◆ **Set problem**:
Write out the material exactly, leaving every picture behind.

◆ **Source material**:
-=-=-=-=-
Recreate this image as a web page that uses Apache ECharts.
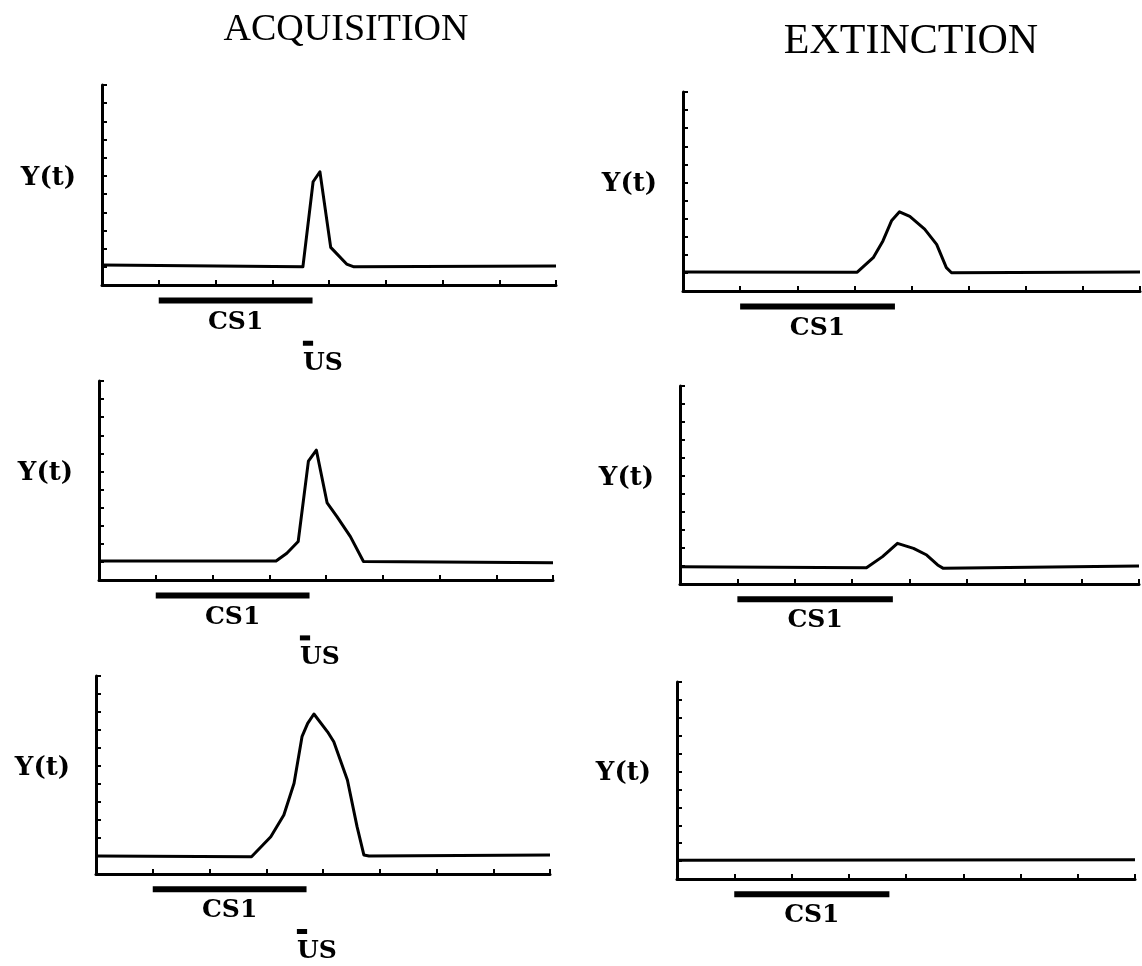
<!DOCTYPE html>
<html>
<head>
<meta charset="utf-8">
<script src="https://cdn.jsdelivr.net/npm/echarts@6/dist/echarts.min.js"></script>
<style>
  html, body { margin: 0; padding: 0; background: #fff; }
  #chart { width: 1142px; height: 966px; }
</style>
</head>
<body>
<div id="chart"></div>
<script>
// time axis runs 0..8, response Y(t) axis runs 0..11 (tick units)
var accTime1 = [0, 3.54, 3.72, 3.84, 4.03, 4.31, 4.44, 8];
var accY1    = [1.1, 1.0, 5.68, 6.23, 2.07, 1.15, 1.0, 1.05];

var accTime2 = [0, 3.12, 3.31, 3.51, 3.69, 3.83, 4.02, 4.19, 4.43, 4.66, 8];
var accY2    = [1.05, 1.05, 1.48, 2.13, 6.57, 7.18, 4.26, 3.52, 2.4, 1.02, 0.95];

var accTime3 = [0, 2.74, 3.08, 3.31, 3.49, 3.63, 3.73, 3.84, 4.08, 4.19, 4.43, 4.6, 4.72, 4.81, 8];
var accY3    = [1.0, 0.96, 2.07, 3.28, 5.04, 7.63, 8.37, 8.89, 7.9, 7.35, 5.22, 2.63, 1.06, 1.0, 1.05];

var extTime1 = [0, 3.05, 3.33, 3.5, 3.65, 3.79, 3.97, 4.23, 4.44, 4.61, 4.7, 8];
var extY1    = [1.05, 1.04, 1.84, 2.77, 3.88, 4.38, 4.12, 3.42, 2.58, 1.29, 1.01, 1.05];

var extTime2 = [0, 3.25, 3.53, 3.79, 4.07, 4.3, 4.49, 4.59, 8];
var extY2    = [0.96, 0.9, 1.52, 2.26, 1.98, 1.61, 1.06, 0.87, 1.0];

var extTime3 = [0, 8];
var extY3    = [1.05, 1.08];

// stimulus timing (same time units)
var cs1Span = [1.0, 3.71];
var usSpan  = [3.54, 3.72];

var chart = echarts.init(document.getElementById('chart'));

var labelFont = 'DejaVu Serif';

function zip(xs, ys) {
    return xs.map(function (x, i) { return [x, ys[i]]; });
}

var panels = [
    {grid: {left: 102, top: 85, width: 454, height: 200}, t: accTime1, y: accY1, us: true},
    {grid: {left: 99, top: 381, width: 454, height: 199}, t: accTime2, y: accY2, us: true},
    {grid: {left: 96, top: 676, width: 454, height: 198}, t: accTime3, y: accY3, us: true},
    {grid: {left: 683, top: 92, width: 457, height: 199}, t: extTime1, y: extY1, us: false},
    {grid: {left: 680, top: 386, width: 459, height: 198}, t: extTime2, y: extY2, us: false},
    {grid: {left: 677, top: 682, width: 458, height: 197}, t: extTime3, y: extY3, us: false}
];

var grids = [], xAxes = [], yAxes = [], series = [];

function textMark(i, point, text, align) {
    return {
        type: 'scatter', xAxisIndex: i, yAxisIndex: i, clip: false, silent: true,
        data: [point], symbolSize: 0,
        itemStyle: {color: '#000'},
        label: {show: true, position: 'inside', align: align, formatter: text,
            color: '#000', opacity: 1, textBorderWidth: 0,
            fontFamily: labelFont, fontWeight: 'bold', fontSize: 25}
    };
}

panels.forEach(function (p, i) {
    grids.push(p.grid);
    xAxes.push({
        type: 'value', gridIndex: i, min: 0, max: 8, interval: 1,
        axisLine: {lineStyle: {color: '#000', width: 3}},
        axisTick: {inside: true, length: 5, lineStyle: {color: '#000', width: 2}},
        axisLabel: {show: false},
        splitLine: {show: false}
    });
    yAxes.push({
        type: 'value', gridIndex: i, min: 0, max: 11, interval: 1,
        name: 'Y(t)', nameLocation: 'middle', nameRotate: 0, nameGap: 26,
        nameTextStyle: {color: '#000', fontFamily: labelFont, fontWeight: 'bold', fontSize: 26,
            verticalAlign: 'bottom', lineHeight: 14},
        axisLine: {lineStyle: {color: '#000', width: 3}},
        axisTick: {inside: true, length: 5, lineStyle: {color: '#000', width: 2}},
        axisLabel: {show: false},
        splitLine: {show: false}
    });

    series.push({
        type: 'line', xAxisIndex: i, yAxisIndex: i,
        data: zip(p.t, p.y), symbol: 'none', smooth: false,
        lineStyle: {color: '#000', width: 3, join: 'round'}
    });
    // CS1 bar under the time axis
    series.push({
        type: 'line', xAxisIndex: i, yAxisIndex: i, clip: false,
        data: [[cs1Span[0], -0.85], [cs1Span[1], -0.85]], symbol: 'none',
        lineStyle: {color: '#000', width: 6, cap: 'butt'}
    });
    series.push(textMark(i, [(cs1Span[0] + cs1Span[1]) / 2, -2.05], 'CS1', 'center'));
    if (p.us) {
        series.push({
            type: 'line', xAxisIndex: i, yAxisIndex: i, clip: false,
            data: [[usSpan[0], -3.2], [usSpan[1], -3.2]], symbol: 'none',
            lineStyle: {color: '#000', width: 5, cap: 'butt'}
        });
        series.push(textMark(i, [usSpan[0], -4.3], 'US', 'left'));
    }
});

option = {
    animation: false,
    backgroundColor: '#fff',
    graphic: [
        {type: 'text', x: 346, y: 30, style: {text: 'ACQUISITION', textAlign: 'center', textVerticalAlign: 'middle',
            font: '38px "Liberation Serif"', fill: '#000'}},
        {type: 'text', x: 911, y: 42, style: {text: 'EXTINCTION', textAlign: 'center', textVerticalAlign: 'middle',
            font: '42px "Liberation Serif"', fill: '#000'}}
    ],
    grid: grids,
    xAxis: xAxes,
    yAxis: yAxes,
    series: series
};

chart.setOption(option);
</script>
</body>
</html>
-=-=-=-=-
◆ **Expected answer**:
Recreate this image as a web page that uses Apache ECharts.
<!DOCTYPE html>
<html>
<head>
<meta charset="utf-8">
<script src="https://cdn.jsdelivr.net/npm/echarts@6/dist/echarts.min.js"></script>
<style>
  html, body { margin: 0; padding: 0; background: #fff; }
  #chart { width: 1142px; height: 966px; }
</style>
</head>
<body>
<div id="chart"></div>
<script>
// time axis runs 0..8, response Y(t) axis runs 0..11 (tick units)
var accTime1 = [0, 3.54, 3.72, 3.84, 4.03, 4.31, 4.44, 8];
var accY1    = [1.1, 1.0, 5.68, 6.23, 2.07, 1.15, 1.0, 1.05];

var accTime2 = [0, 3.12, 3.31, 3.51, 3.69, 3.83, 4.02, 4.19, 4.43, 4.66, 8];
var accY2    = [1.05, 1.05, 1.48, 2.13, 6.57, 7.18, 4.26, 3.52, 2.4, 1.02, 0.95];

var accTime3 = [0, 2.74, 3.08, 3.31, 3.49, 3.63, 3.73, 3.84, 4.08, 4.19, 4.43, 4.6, 4.72, 4.81, 8];
var accY3    = [1.0, 0.96, 2.07, 3.28, 5.04, 7.63, 8.37, 8.89, 7.9, 7.35, 5.22, 2.63, 1.06, 1.0, 1.05];

var extTime1 = [0, 3.05, 3.33, 3.5, 3.65, 3.79, 3.97, 4.23, 4.44, 4.61, 4.7, 8];
var extY1    = [1.05, 1.04, 1.84, 2.77, 3.88, 4.38, 4.12, 3.42, 2.58, 1.29, 1.01, 1.05];

var extTime2 = [0, 3.25, 3.53, 3.79, 4.07, 4.3, 4.49, 4.59, 8];
var extY2    = [0.96, 0.9, 1.52, 2.26, 1.98, 1.61, 1.06, 0.87, 1.0];

var extTime3 = [0, 8];
var extY3    = [1.05, 1.08];

// stimulus timing (same time units)
var cs1Span = [1.0, 3.71];
var usSpan  = [3.54, 3.72];

var chart = echarts.init(document.getElementById('chart'));

var labelFont = 'DejaVu Serif';

function zip(xs, ys) {
    return xs.map(function (x, i) { return [x, ys[i]]; });
}

var panels = [
    {grid: {left: 102, top: 85, width: 454, height: 200}, t: accTime1, y: accY1, us: true},
    {grid: {left: 99, top: 381, width: 454, height: 199}, t: accTime2, y: accY2, us: true},
    {grid: {left: 96, top: 676, width: 454, height: 198}, t: accTime3, y: accY3, us: true},
    {grid: {left: 683, top: 92, width: 457, height: 199}, t: extTime1, y: extY1, us: false},
    {grid: {left: 680, top: 386, width: 459, height: 198}, t: extTime2, y: extY2, us: false},
    {grid: {left: 677, top: 682, width: 458, height: 197}, t: extTime3, y: extY3, us: false}
];

var grids = [], xAxes = [], yAxes = [], series = [];

function textMark(i, point, text, align) {
    return {
        type: 'scatter', xAxisIndex: i, yAxisIndex: i, clip: false, silent: true,
        data: [point], symbolSize: 0,
        itemStyle: {color: '#000'},
        label: {show: true, position: 'inside', align: align, formatter: text,
            color: '#000', opacity: 1, textBorderWidth: 0,
            fontFamily: labelFont, fontWeight: 'bold', fontSize: 25}
    };
}

panels.forEach(function (p, i) {
    grids.push(p.grid);
    xAxes.push({
        type: 'value', gridIndex: i, min: 0, max: 8, interval: 1,
        axisLine: {lineStyle: {color: '#000', width: 3}},
        axisTick: {inside: true, length: 5, lineStyle: {color: '#000', width: 2}},
        axisLabel: {show: false},
        splitLine: {show: false}
    });
    yAxes.push({
        type: 'value', gridIndex: i, min: 0, max: 11, interval: 1,
        name: 'Y(t)', nameLocation: 'middle', nameRotate: 0, nameGap: 26,
        nameTextStyle: {color: '#000', fontFamily: labelFont, fontWeight: 'bold', fontSize: 26,
            verticalAlign: 'bottom', lineHeight: 14},
        axisLine: {lineStyle: {color: '#000', width: 3}},
        axisTick: {inside: true, length: 5, lineStyle: {color: '#000', width: 2}},
        axisLabel: {show: false},
        splitLine: {show: false}
    });

    series.push({
        type: 'line', xAxisIndex: i, yAxisIndex: i,
        data: zip(p.t, p.y), symbol: 'none', smooth: false,
        lineStyle: {color: '#000', width: 3, join: 'round'}
    });
    // CS1 bar under the time axis
    series.push({
        type: 'line', xAxisIndex: i, yAxisIndex: i, clip: false,
        data: [[cs1Span[0], -0.85], [cs1Span[1], -0.85]], symbol: 'none',
        lineStyle: {color: '#000', width: 6, cap: 'butt'}
    });
    series.push(textMark(i, [(cs1Span[0] + cs1Span[1]) / 2, -2.05], 'CS1', 'center'));
    if (p.us) {
        series.push({
            type: 'line', xAxisIndex: i, yAxisIndex: i, clip: false,
            data: [[usSpan[0], -3.2], [usSpan[1], -3.2]], symbol: 'none',
            lineStyle: {color: '#000', width: 5, cap: 'butt'}
        });
        series.push(textMark(i, [usSpan[0], -4.3], 'US', 'left'));
    }
});

option = {
    animation: false,
    backgroundColor: '#fff',
    graphic: [
        {type: 'text', x: 346, y: 30, style: {text: 'ACQUISITION', textAlign: 'center', textVerticalAlign: 'middle',
            font: '38px "Liberation Serif"', fill: '#000'}},
        {type: 'text', x: 911, y: 42, style: {text: 'EXTINCTION', textAlign: 'center', textVerticalAlign: 'middle',
            font: '42px "Liberation Serif"', fill: '#000'}}
    ],
    grid: grids,
    xAxis: xAxes,
    yAxis: yAxes,
    series: series
};

chart.setOption(option);
</script>
</body>
</html>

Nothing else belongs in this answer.